MIAMI –– Ahead of this year’s big game in Miami, criminals are aiming to line their pockets with money from desperate fans looking for a great bargain on deals that are too good to be true, authorities said.
“These are fraudulent goods that are coming into the country. This could include jerseys, rings, you name it, anything associated with the Super Bowl. There are trademark infringements and criminal organizations thrive on these items being sold," said Michael Silva, the Customs and Border Protection public affairs liaison.
Federal agents say they are increasing their searches and seizures this year ahead of Super Bowl LIV. They are using high-end security technology, intercepting all sorts of goods before they even reach the stadium.
One of the tools they are using are called VACIS trucks. These trucks X-ray every single item that comes into the stadium. VACIS systems scan cargo containers and any vehicles to help authorities search for nuclear material, weapons, narcotics and goods at all checkpoints.
“We're going to have three of our VACIS XML mobile X-ray units for use at the Super Bowl, and they are completely electrically generated. We want our officers and the people around the general area to be safe and we're going to be using those throughout the week leading up to the Super Bowl,” Chief Gary Nellis, a U.S. Customs and Border Protection agent said.
Zachary Mann, a U.S. Customs and Border Protection spokesman, said fake goods are dangerous.
“Counterfeiting is not just some cheap trinket that you buy, it has a huge impact to the economy and revenue of the United States," he said. "When you copy a product that's made in the United States, you're potentially taking away the profitability of a company, which in turn means jobs are lost, and communities are impacted negatively by the loss of those jobs.”

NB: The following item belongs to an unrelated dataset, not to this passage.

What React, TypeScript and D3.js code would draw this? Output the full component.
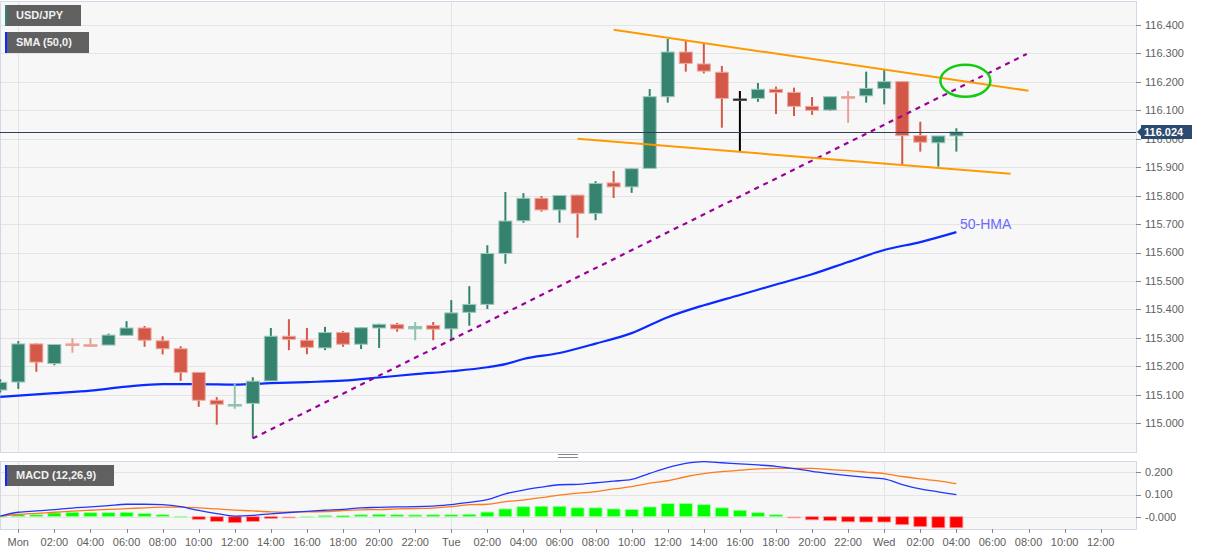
import React from 'react';
import * as d3 from 'd3';

const WIDTH = 1207;
const HEIGHT = 555;

// hourly USD/JPY candles, the first one is Sun 23:00 (GMT)
const firstCandle = Date.UTC(2022, 0, 2, 23);
const monday = Date.UTC(2022, 0, 3, 0);

const opens = [115.117, 115.145, 115.279, 115.210, 115.279, 115.276, 115.275, 115.309, 115.335, 115.290,
  115.262, 115.179, 115.081, 115.063, 115.070, 115.149, 115.306, 115.292, 115.265, 115.319,
  115.278, 115.335, 115.347, 115.332, 115.344, 115.332, 115.390, 115.418, 115.597, 115.712,
  115.791, 115.750, 115.802, 115.738, 115.845, 115.831, 115.896, 116.148, 116.305, 116.263,
  116.234, 116.140, 116.142, 116.174, 116.163, 116.114, 116.101, 116.148, 116.151, 116.177,
  116.201, 116.011, 115.986, 116.010];
const highs = [115.155, 115.289, 115.281, 115.279, 115.299, 115.299, 115.315, 115.359, 115.342, 115.306,
  115.271, 115.180, 115.092, 115.141, 115.162, 115.335, 115.366, 115.335, 115.339, 115.324,
  115.337, 115.350, 115.353, 115.356, 115.356, 115.433, 115.482, 115.626, 115.813, 115.809,
  115.799, 115.801, 115.803, 115.851, 115.887, 115.895, 116.175, 116.351, 116.344, 116.336,
  116.256, 116.168, 116.196, 116.183, 116.180, 116.147, 116.148, 116.168, 116.236, 116.242,
  116.203, 116.060, 116.010, 116.037];
const lows = [115.108, 115.121, 115.181, 115.204, 115.248, 115.272, 115.275, 115.309, 115.269, 115.242,
  115.149, 115.058, 114.995, 115.051, 114.947, 115.149, 115.257, 115.243, 115.257, 115.269,
  115.261, 115.265, 115.322, 115.292, 115.292, 115.295, 115.343, 115.402, 115.561, 115.705,
  115.744, 115.705, 115.652, 115.714, 115.792, 115.810, 115.896, 116.127, 116.236, 116.230,
  116.039, 115.957, 116.130, 116.087, 116.080, 116.084, 116.098, 116.056, 116.127, 116.121,
  115.910, 115.955, 115.902, 115.955];
const closes = [115.144, 115.279, 115.215, 115.277, 115.276, 115.273, 115.310, 115.335, 115.292, 115.262,
  115.179, 115.081, 115.067, 115.066, 115.148, 115.306, 115.295, 115.267, 115.319, 115.278,
  115.336, 115.348, 115.332, 115.340, 115.331, 115.388, 115.418, 115.597, 115.711, 115.791,
  115.750, 115.801, 115.738, 115.843, 115.831, 115.895, 116.148, 116.305, 116.265, 116.238,
  116.142, 116.140, 116.174, 116.163, 116.114, 116.100, 116.148, 116.143, 116.177, 116.201,
  116.011, 115.988, 116.010, 116.024];
const lastPrice = 116.024;

// 50-hour moving average (hours from Mon 00:00)
const smaHours = [-1, 0, 2, 4, 6, 8, 10, 12, 14, 16, 18, 20, 22, 24, 26, 27, 28, 30, 32, 34, 36, 38, 40, 42, 44, 46, 48, 50, 52];
const smaValues = [115.093, 115.097, 115.106, 115.115, 115.129, 115.138, 115.138, 115.136, 115.141, 115.145,
  115.150, 115.161, 115.173, 115.183, 115.197, 115.208, 115.226, 115.247, 115.280, 115.317,
  115.373, 115.415, 115.451, 115.488, 115.524, 115.567, 115.609, 115.637, 115.672];

// MACD (12,26,9), one value per candle
const macdLine = [0.003, 0.020, 0.026, 0.032, 0.039, 0.044, 0.050, 0.056, 0.056, 0.054,
  0.045, 0.028, 0.014, 0.003, 0.006, 0.013, 0.019, 0.024, 0.029, 0.033,
  0.040, 0.042, 0.044, 0.045, 0.048, 0.054, 0.065, 0.077, 0.103, 0.120,
  0.133, 0.144, 0.146, 0.153, 0.160, 0.168, 0.195, 0.221, 0.240, 0.248,
  0.243, 0.238, 0.233, 0.227, 0.217, 0.204, 0.194, 0.185, 0.177, 0.170,
  0.145, 0.125, 0.112, 0.099];
const signalLine = [0.003, 0.010, 0.015, 0.020, 0.025, 0.029, 0.033, 0.036, 0.040, 0.043,
  0.043, 0.040, 0.035, 0.030, 0.026, 0.022, 0.021, 0.022, 0.023, 0.028,
  0.031, 0.032, 0.035, 0.037, 0.039, 0.045, 0.054, 0.056, 0.068, 0.075,
  0.086, 0.097, 0.106, 0.113, 0.125, 0.135, 0.151, 0.162, 0.180, 0.194,
  0.203, 0.2095, 0.215, 0.218, 0.218, 0.2175, 0.212, 0.2075, 0.201, 0.194,
  0.181, 0.170, 0.1615, 0.1485];
const histogram = [0.002, 0.009, 0.009, 0.017, 0.020, 0.018, 0.018, 0.020, 0.015, 0.009,
  0.003, -0.012, -0.021, -0.027, -0.021, -0.008, -0.001, 0.002, 0.006, 0.005,
  0.009, 0.011, 0.009, 0.008, 0.009, 0.009, 0.011, 0.021, 0.035, 0.045,
  0.047, 0.047, 0.040, 0.040, 0.035, 0.033, 0.044, 0.059, 0.060, 0.054,
  0.040, 0.029, 0.018, 0.009, -0.001, -0.014, -0.018, -0.023, -0.024, -0.024,
  -0.036, -0.045, -0.050, -0.050];
const macdTicks = [0, 0.1, 0.2];
const macdTickLabels = ['-0.000', '0.100', '0.200'];

// drawn lines: [hour from Mon 00:00, price]
const supportLine = [[13, 114.947], [55.9, 116.298]];
const channelTop = [[33, 116.383], [56, 116.169]];
const channelBottom = [[31, 116.0], [55, 115.877]];
const circleAt = [52.5, 116.204];
const hmaLabelAt = [52.2, 115.683];

const FONT = 'Liberation Sans, Arial, sans-serif';
const PLOT_RIGHT = 1136;
const MAIN_TOP = 1;
const MAIN_BOTTOM = 452;
const MACD_TOP = 461;
const MACD_BOTTOM = 529;

const UP = '#35836f';
const DOWN = '#d45848';

export default function App() {
  const x = d3.scaleUtc()
    .domain([new Date(monday), new Date(Date.UTC(2022, 0, 5, 12))])
    .range([18.3, 1100.7]);
  const y = d3.scaleLinear().domain([115.0, 116.4]).range([423.3, 25]);
  const ym = d3.scaleLinear().domain([0, 0.2]).range([516.7, 472.3]);

  const hourX = (h: number) => x(new Date(monday + h * 3600e3));
  const candleX = (i: number) => x(new Date(firstCandle + i * 3600e3));

  const priceTicks = y.ticks(14);
  const timeTicks = x.ticks(d3.utcHour.every(2)!);
  const fmtTime = (d: Date) => d.getUTCHours() === 0 ? d3.utcFormat('%a')(d) : d3.utcFormat('%H:%M')(d);

  const smaPath = d3.line<number>()
    .x((_, i) => hourX(smaHours[i]))
    .y(d => y(d))
    .curve(d3.curveMonotoneX)(smaValues);

  const macdPath = d3.line<number>().x((_, i) => candleX(i)).y(d => ym(d)).curve(d3.curveMonotoneX);

  const seg = (pts: number[][]) => ({
    x1: hourX(pts[0][0]), y1: y(pts[0][1]), x2: hourX(pts[1][0]), y2: y(pts[1][1]),
  });

  const bw = 13;

  return (
    <svg width={WIDTH} height={HEIGHT} style={{ position: 'absolute', left: 0, top: 0, background: '#fff' }}>
      <defs>
        <clipPath id="mainClip">
          <rect x={0} y={MAIN_TOP} width={PLOT_RIGHT} height={MAIN_BOTTOM - MAIN_TOP} />
        </clipPath>
        <clipPath id="macdClip">
          <rect x={0} y={MACD_TOP} width={PLOT_RIGHT} height={MACD_BOTTOM - MACD_TOP} />
        </clipPath>
      </defs>

      {/* main panel */}
      <rect x={0.5} y={MAIN_TOP + 0.5} width={PLOT_RIGHT} height={MAIN_BOTTOM - MAIN_TOP} fill="#f7f7f7" stroke="#d3d8e8" />
      {priceTicks.map(t => (
        <g key={t}>
          <line x1={1} x2={PLOT_RIGHT} y1={Math.round(y(t)) + 0.5} y2={Math.round(y(t)) + 0.5} stroke="#e4e4e4" />
          <line x1={PLOT_RIGHT} x2={PLOT_RIGHT + 5} y1={Math.round(y(t)) + 0.5} y2={Math.round(y(t)) + 0.5} stroke="#888" />
          <text x={1145} y={y(t)} dy="0.35em" fontFamily={FONT} fontSize={11} fill="#606060">{d3.format('.3f')(t)}</text>
        </g>
      ))}
      {timeTicks.filter(d => d.getUTCHours() === 0).map(d => (
        <g key={+d}>
          <line x1={Math.round(x(d)) + 0.5} x2={Math.round(x(d)) + 0.5} y1={MAIN_TOP} y2={MAIN_BOTTOM} stroke="#e4e4e4" />
          <line x1={Math.round(x(d)) + 0.5} x2={Math.round(x(d)) + 0.5} y1={MACD_TOP} y2={MACD_BOTTOM} stroke="#e4e4e4" />
        </g>
      ))}

      <g clipPath="url(#mainClip)">
        <path d={smaPath || ''} fill="none" stroke="#0a2bff" strokeWidth={2.2} />

        {opens.map((o, i) => {
          const c = closes[i];
          const cx = candleX(i);
          const diff = Math.abs(c - o);
          const up = c >= o;
          let fill = up ? UP : DOWN;
          let edge = up ? '#9fc9bd' : '#eeaaa0';
          if (diff === 0) { fill = '#000'; edge = '#555'; }
          else if (diff < 0.009) { fill = up ? '#8ec2b4' : '#e9a196'; edge = fill; }
          const top = y(Math.max(o, c));
          const h = Math.max(1.5, y(Math.min(o, c)) - top);
          return (
            <g key={i}>
              <line x1={cx} x2={cx} y1={y(highs[i])} y2={y(lows[i])} stroke={fill} strokeWidth={2} />
              <rect x={cx - bw / 2} y={top} width={bw} height={h} fill={fill} stroke={edge} strokeWidth={1} />
            </g>
          );
        })}

        <line {...seg(supportLine)} stroke="#990099" strokeWidth={2.2} strokeDasharray="5,5" />
        <line {...seg(channelTop)} stroke="#ff9900" strokeWidth={2} />
        <line {...seg(channelBottom)} stroke="#ff9900" strokeWidth={2} />
        <ellipse cx={hourX(circleAt[0])} cy={y(circleAt[1])} rx={25} ry={16} fill="none" stroke="#11cc11" strokeWidth={2.5} />
        <text x={hourX(hmaLabelAt[0])} y={y(hmaLabelAt[1])} fontFamily={FONT} fontSize={14} fill="#6a6aff">50-HMA</text>

        <line x1={0} x2={PLOT_RIGHT} y1={Math.round(y(lastPrice)) + 0.5} y2={Math.round(y(lastPrice)) + 0.5} stroke="#2f3f5c" strokeWidth={1} />
      </g>

      {/* last price tag */}
      <g>
        <path d={`M${PLOT_RIGHT + 1},${y(lastPrice)} L${PLOT_RIGHT + 5},${y(lastPrice) - 4} L${PLOT_RIGHT + 5},${y(lastPrice) - 7} L${PLOT_RIGHT + 56},${y(lastPrice) - 7} L${PLOT_RIGHT + 56},${y(lastPrice) + 7} L${PLOT_RIGHT + 5},${y(lastPrice) + 7} L${PLOT_RIGHT + 5},${y(lastPrice) + 4} Z`}
          fill="#2b4a70" />
        <text x={PLOT_RIGHT + 8} y={y(lastPrice)} dy="0.35em" fontFamily={FONT} fontSize={11} fontWeight="bold" fill="#fff">{d3.format('.3f')(lastPrice)}</text>
      </g>

      {/* legend tags */}
      <rect x={5} y={5} width={76} height={21} fill="#606060" />
      <rect x={5} y={5} width={2} height={21} fill={UP} />
      <text x={16} y={15.5} dy="0.35em" fontFamily={FONT} fontSize={11} fontWeight="bold" fill="#f2f2f2">USD/JPY</text>
      <rect x={5} y={32} width={84} height={21} fill="#606060" />
      <rect x={5} y={32} width={2} height={21} fill="#0a2bff" />
      <text x={16} y={42.5} dy="0.35em" fontFamily={FONT} fontSize={11} fontWeight="bold" fill="#f2f2f2">SMA (50,0)</text>

      {/* splitter handle */}
      <line x1={558} x2={578} y1={454.5} y2={454.5} stroke="#888" />
      <line x1={558} x2={578} y1={457.5} y2={457.5} stroke="#888" />

      {/* MACD panel */}
      <rect x={0.5} y={MACD_TOP + 0.5} width={PLOT_RIGHT} height={MACD_BOTTOM - MACD_TOP} fill="#f7f7f7" stroke="#d3d8e8" />
      {macdTicks.map((t, i) => (
        <g key={t}>
          <line x1={1} x2={PLOT_RIGHT} y1={Math.round(ym(t)) + 0.5} y2={Math.round(ym(t)) + 0.5} stroke="#e4e4e4" />
          <line x1={PLOT_RIGHT} x2={PLOT_RIGHT + 5} y1={Math.round(ym(t)) + 0.5} y2={Math.round(ym(t)) + 0.5} stroke="#888" />
          <text x={1145} y={ym(t)} dy="0.35em" fontFamily={FONT} fontSize={11} fill="#606060">{macdTickLabels[i]}</text>
        </g>
      ))}
      {timeTicks.filter(d => d.getUTCHours() === 0).map(d => (
        <line key={+d} x1={Math.round(x(d)) + 0.5} x2={Math.round(x(d)) + 0.5} y1={MACD_TOP} y2={MACD_BOTTOM} stroke="#e4e4e4" />
      ))}
      <g clipPath="url(#macdClip)">
        {histogram.map((v, i) => {
          const cx = candleX(i);
          const small = Math.abs(v) < 0.004;
          const fill = v >= 0 ? (small ? '#9cff9c' : '#00ff00') : (small ? '#ff8f8f' : '#ff0000');
          const y0 = ym(0);
          const y1 = ym(v);
          const top = Math.min(y0, y1);
          const h = Math.max(1.5, Math.abs(y1 - y0));
          return <rect key={i} x={cx - bw / 2} y={top} width={bw} height={h} fill={fill}
            stroke={v >= 0 ? '#a8ffa8' : '#ff9a9a'} strokeWidth={small ? 0 : 0.8} />;
        })}
        <path d={macdPath(signalLine) || ''} fill="none" stroke="#ff7a1a" strokeWidth={1.3} />
        <path d={macdPath(macdLine) || ''} fill="none" stroke="#2036ff" strokeWidth={1.3} />
      </g>
      <rect x={5} y={465} width={109} height={21} fill="#606060" />
      <rect x={5} y={465} width={2} height={21} fill="#0a2bff" />
      <text x={16} y={475.5} dy="0.35em" fontFamily={FONT} fontSize={11} fontWeight="bold" fill="#f2f2f2">MACD (12,26,9)</text>

      {/* time axis */}
      {timeTicks.map(d => (
        <g key={+d}>
          <line x1={Math.round(x(d)) + 0.5} x2={Math.round(x(d)) + 0.5} y1={MACD_BOTTOM} y2={MACD_BOTTOM + 4} stroke="#888" />
          <text x={x(d)} y={542} dy="0.35em" textAnchor="middle" fontFamily={FONT} fontSize={11} fill="#606060">{fmtTime(d)}</text>
        </g>
      ))}
    </svg>
  );
}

From 2018 to 2019, Customs and Border Protection agents say they seized almost 285,000 varieties of fake sports-related gear, worth roughly $24 million. They have seen everything from jerseys to even knockoff super bowl rings. Some of their recent seizures happened in Philadelphia and Memphis, where packages shipped from China were headed for various addresses across the states.

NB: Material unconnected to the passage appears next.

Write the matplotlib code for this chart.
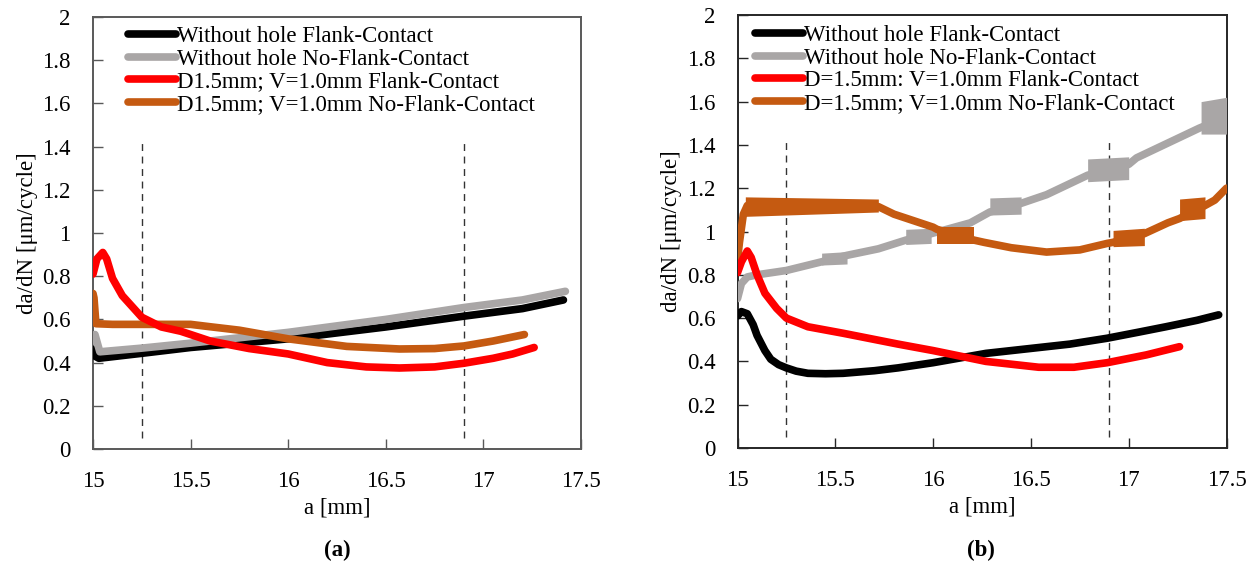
import matplotlib
matplotlib.use("Agg")
import matplotlib.pyplot as plt
import numpy as np

plt.rcParams['font.family'] = ['Liberation Serif', 'DejaVu Serif']
plt.rcParams['font.size'] = 16.5

# ---------------- data: panel (a) ----------------
a_blk_a = [15.0, 15.01, 15.03, 15.25, 15.5, 16.0, 16.5, 16.9, 17.2, 17.41]
v_blk_a = [0.46, 0.43, 0.42, 0.443, 0.47, 0.51, 0.565, 0.615, 0.65, 0.69]

a_gry_a = [15.0, 15.01, 15.035, 15.25, 15.5, 16.0, 16.5, 16.9, 17.2, 17.42]
v_gry_a = [0.50, 0.53, 0.45, 0.467, 0.49, 0.54, 0.60, 0.655, 0.69, 0.73]

a_red_a = [15.0, 15.02, 15.05, 15.07, 15.10, 15.15, 15.19, 15.25, 15.35, 15.45, 15.6,
           15.8, 16.0, 16.2, 16.4, 16.57, 16.75, 16.9, 17.05, 17.15, 17.26]
v_red_a = [0.81, 0.88, 0.91, 0.88, 0.79, 0.71, 0.67, 0.61, 0.565, 0.545, 0.50,
           0.465, 0.44, 0.40, 0.38, 0.375, 0.38, 0.397, 0.42, 0.44, 0.47]

a_org_a = [15.0, 15.005, 15.015, 15.1, 15.25, 15.5, 15.6, 15.75, 16.0, 16.3, 16.57,
           16.75, 16.9, 17.05, 17.21]
v_org_a = [0.72, 0.70, 0.58, 0.577, 0.577, 0.577, 0.566, 0.55, 0.51, 0.475, 0.463,
           0.465, 0.477, 0.50, 0.53]

labels_a = ["Without hole Flank-Contact", "Without hole No-Flank-Contact",
            "D1.5mm; V=1.0mm Flank-Contact", "D1.5mm; V=1.0mm No-Flank-Contact"]

# ---------------- data: panel (b) ----------------
a_blk_b = [15.0, 15.02, 15.05, 15.08, 15.10, 15.14, 15.17, 15.21, 15.25, 15.3, 15.36,
           15.45, 15.54, 15.7, 15.82, 16.0, 16.27, 16.5, 16.7, 16.89, 17.05, 17.19,
           17.35, 17.46]
v_blk_b = [0.61, 0.63, 0.62, 0.57, 0.52, 0.45, 0.41, 0.385, 0.37, 0.355, 0.345,
           0.343, 0.345, 0.357, 0.37, 0.394, 0.437, 0.46, 0.48, 0.507, 0.535, 0.56,
           0.59, 0.615]

a_gry_b = [15.0, 15.02, 15.05, 15.1, 15.25, 15.43, 15.56, 15.72, 15.86, 15.99, 16.19,
           16.29, 16.45, 16.58, 16.79, 17.0, 17.04, 17.36, 17.5]
v_gry_b = [0.69, 0.76, 0.79, 0.80, 0.82, 0.86, 0.89, 0.92, 0.96, 0.99, 1.04,
           1.09, 1.13, 1.17, 1.26, 1.31, 1.34, 1.477, 1.53]
# oscillation bands: (a start, a end, low start, low end, high start, high end)
bands_gry_b = [(15.43, 15.56, 0.845, 0.85, 0.90, 0.907),
               (15.86, 15.99, 0.94, 0.945, 1.01, 1.015),
               (16.29, 16.45, 1.076, 1.08, 1.155, 1.16),
               (16.79, 17.00, 1.23, 1.24, 1.335, 1.345),
               (17.37, 17.50, 1.45, 1.45, 1.60, 1.62)]

a_org_b = [15.0, 15.01, 15.03, 15.05, 15.3, 15.5, 15.72, 15.8, 16.0, 16.02, 16.21,
           16.26, 16.4, 16.58, 16.75, 16.89, 16.92, 17.08, 17.2, 17.26, 17.39, 17.44, 17.5]
v_org_b = [0.87, 0.95, 1.08, 1.12, 1.12, 1.12, 1.115, 1.08, 1.02, 1.01, 0.96,
           0.95, 0.925, 0.905, 0.915, 0.945, 0.95, 0.99, 1.04, 1.06, 1.12, 1.145, 1.20]
bands_org_b = [(15.04, 15.72, 1.07, 1.09, 1.16, 1.15),
               (16.02, 16.21, 0.94, 0.94, 1.02, 1.02),
               (16.92, 17.08, 0.93, 0.935, 1.005, 1.015),
               (17.26, 17.39, 1.05, 1.06, 1.15, 1.16)]

a_red_b = [15.0, 15.02, 15.05, 15.07, 15.10, 15.14, 15.2, 15.25, 15.36, 15.54, 15.82,
           16.0, 16.27, 16.54, 16.72, 16.89, 17.09, 17.26]
v_red_b = [0.81, 0.86, 0.91, 0.88, 0.80, 0.715, 0.645, 0.60, 0.56, 0.53, 0.48,
           0.45, 0.40, 0.373, 0.373, 0.394, 0.43, 0.468]

labels_b = ["Without hole Flank-Contact", "Without hole No-Flank-Contact",
            "D=1.5mm: V=1.0mm Flank-Contact", "D=1.5mm; V=1.0mm No-Flank-Contact"]

dashed_x = [15.25, 16.9]
x_ticks = [15, 15.5, 16, 16.5, 17, 17.5]
x_ticklabels = ["15", "15.5", "16", "16.5", "17", "17.5"]
y_ticks = [0, 0.2, 0.4, 0.6, 0.8, 1.0, 1.2, 1.4, 1.6, 1.8, 2.0]
y_ticklabels = ["0", "0.2", "0.4", "0.6", "0.8", "1", "1.2", "1.4", "1.6", "1.8", "2"]

C_BLK = "#000000"
C_GRY = "#A9A6A6"
C_RED = "#FF0000"
C_ORG = "#C55A11"
LW = 5.5

fig = plt.figure(figsize=(12.58, 5.63), dpi=100)
W, H = 1258, 563
ax1 = fig.add_axes([93 / W, (H - 449) / H, 488 / W, 432 / H])
ax2 = fig.add_axes([737.5 / W, (H - 448) / H, 489 / W, 433 / H])


def style(ax, spine_col):
    ax.set_xlim(15, 17.5)
    ax.set_ylim(0, 2)
    ax.set_xticks(x_ticks)
    ax.set_xticklabels(x_ticklabels)
    ax.set_yticks(y_ticks)
    ax.set_yticklabels(y_ticklabels)
    ax.tick_params(direction='in', length=7, width=1.0, color=spine_col, pad=16,
                   labelsize=16.5)
    for s in ax.spines.values():
        s.set_color(spine_col)
        s.set_linewidth(1.4)
    ax.set_xlabel("a [mm]", labelpad=4)
    ax.set_ylabel("da/dN [μm/cycle]", labelpad=3)
    for xd in dashed_x:
        ax.plot([xd, xd], [0.05, 1.42], color="#333333", lw=1.0,
                dashes=(5, 4), zorder=1)


def bands(ax, blist, color, z):
    for (x0, x1, l0, l1, h0, h1) in blist:
        ax.fill_between([x0, x1], [l0, l1], [h0, h1], color=color, lw=0, zorder=z)


style(ax1, "#595959")
style(ax2, "#262626")

kw = dict(lw=LW, solid_capstyle='round', solid_joinstyle='round')
h1 = ax1.plot(a_blk_a, v_blk_a, color=C_BLK, zorder=3, **kw)[0]
h2 = ax1.plot(a_gry_a, v_gry_a, color=C_GRY, zorder=3, **kw)[0]
h4 = ax1.plot(a_org_a, v_org_a, color=C_ORG, zorder=4, **kw)[0]
h3 = ax1.plot(a_red_a, v_red_a, color=C_RED, zorder=5, **kw)[0]

g1 = ax2.plot(a_blk_b, v_blk_b, color=C_BLK, zorder=3, **kw)[0]
g2 = ax2.plot(a_gry_b, v_gry_b, color=C_GRY, zorder=3, **kw)[0]
bands(ax2, bands_gry_b, C_GRY, 3)
g4 = ax2.plot(a_org_b, v_org_b, color=C_ORG, zorder=4, **kw)[0]
bands(ax2, bands_org_b, C_ORG, 4)
g3 = ax2.plot(a_red_b, v_red_b, color=C_RED, zorder=5, **kw)[0]

leg_kw = dict(loc='upper left', frameon=False, handlelength=2.1, handletextpad=0.05,
              labelspacing=0.07, borderpad=0, borderaxespad=0, fontsize=16.5)
ax1.legend([h1, h2, h3, h4], labels_a, bbox_to_anchor=(0.072, 0.979), **leg_kw)
ax2.legend([g1, g2, g3, g4], labels_b, bbox_to_anchor=(0.036, 0.977), **leg_kw)

fig.text(337 / W, 1 - 550 / H, "(a)", ha='center', va='center', fontweight='bold',
         fontsize=16.5)
fig.text(981 / W, 1 - 550 / H, "(b)", ha='center', va='center', fontweight='bold',
         fontsize=16.5)

fig.savefig("out.png", dpi=100)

"U.S. Customs and Border Protection seizes over $3.7 million of counterfeit merchandise every day. The bigger picture with counterfeit merchandise is that the proceeds, the profits generated from selling counterfeit goods, goes towards other criminal activities, drug smuggling, human trafficking, sex trafficking and it has a huge impact on the economy of the United States,” Mann said.
Authorities warn the public of key things to look for when making a purchase. Things like misspellings, bad quality or missing tags are all indicators of whether you're buying a fake.